Recent results from the Dark Energy Spectroscopic Instrument (DESI), which maps the three-dimensional positions of millions of galaxies to trace the expansion history of the universe, have added fuel to this debate. Analysis of DESI’s first data release hints at dark energy that evolves over time, with negligible presence in the early universe and a growing role more recently. In some of these reconstructions, a fixed cosmological constant falls outside the 95% confidence interval for certain periods in cosmic history. The results even suggest that cosmic acceleration may be slowing down at recent times. These findings are preliminary and depend on which datasets are combined, but they’ve generated serious interest in the possibility that Lambda is not the final word on dark energy.
What It Means for the Universe’s Future
If dark energy is indeed a cosmological constant, the long-term fate of the universe is settled: everything ends in what astronomers call the Big Freeze, or heat death. Because a positive cosmological constant means expansion will never stop or reverse, the universe is locked into an eternal acceleration. Gravity will never reassemble matter on the largest scales.
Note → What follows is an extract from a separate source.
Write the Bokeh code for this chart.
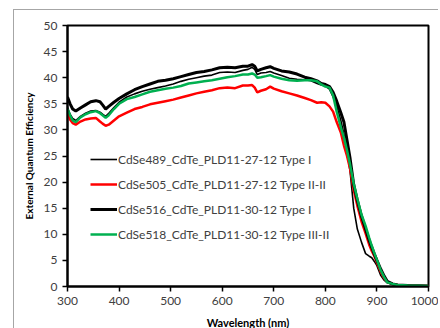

The timeline unfolds in stages. Within a couple trillion years, expansion will have stretched space so dramatically that no distant galaxies will be visible from our own. The observable universe will shrink to just our local group of galaxies, which will have merged into a single large galaxy. About 100 trillion years from now, all stars will have exhausted their fuel, ending the era of starlight. Black holes will be the last significant objects remaining, but even they will eventually evaporate through a quantum process called Hawking radiation. The largest supermassive black holes will take roughly a googol years (10 to the 100th power) to vanish.
After that, the universe enters its final state: a vast, cold, nearly empty expanse where all energy is evenly distributed and the temperature hovers just above absolute zero. This “Dark Era” will last far longer than everything that came before it, stretching toward infinity with nothing left to mark the passage of time.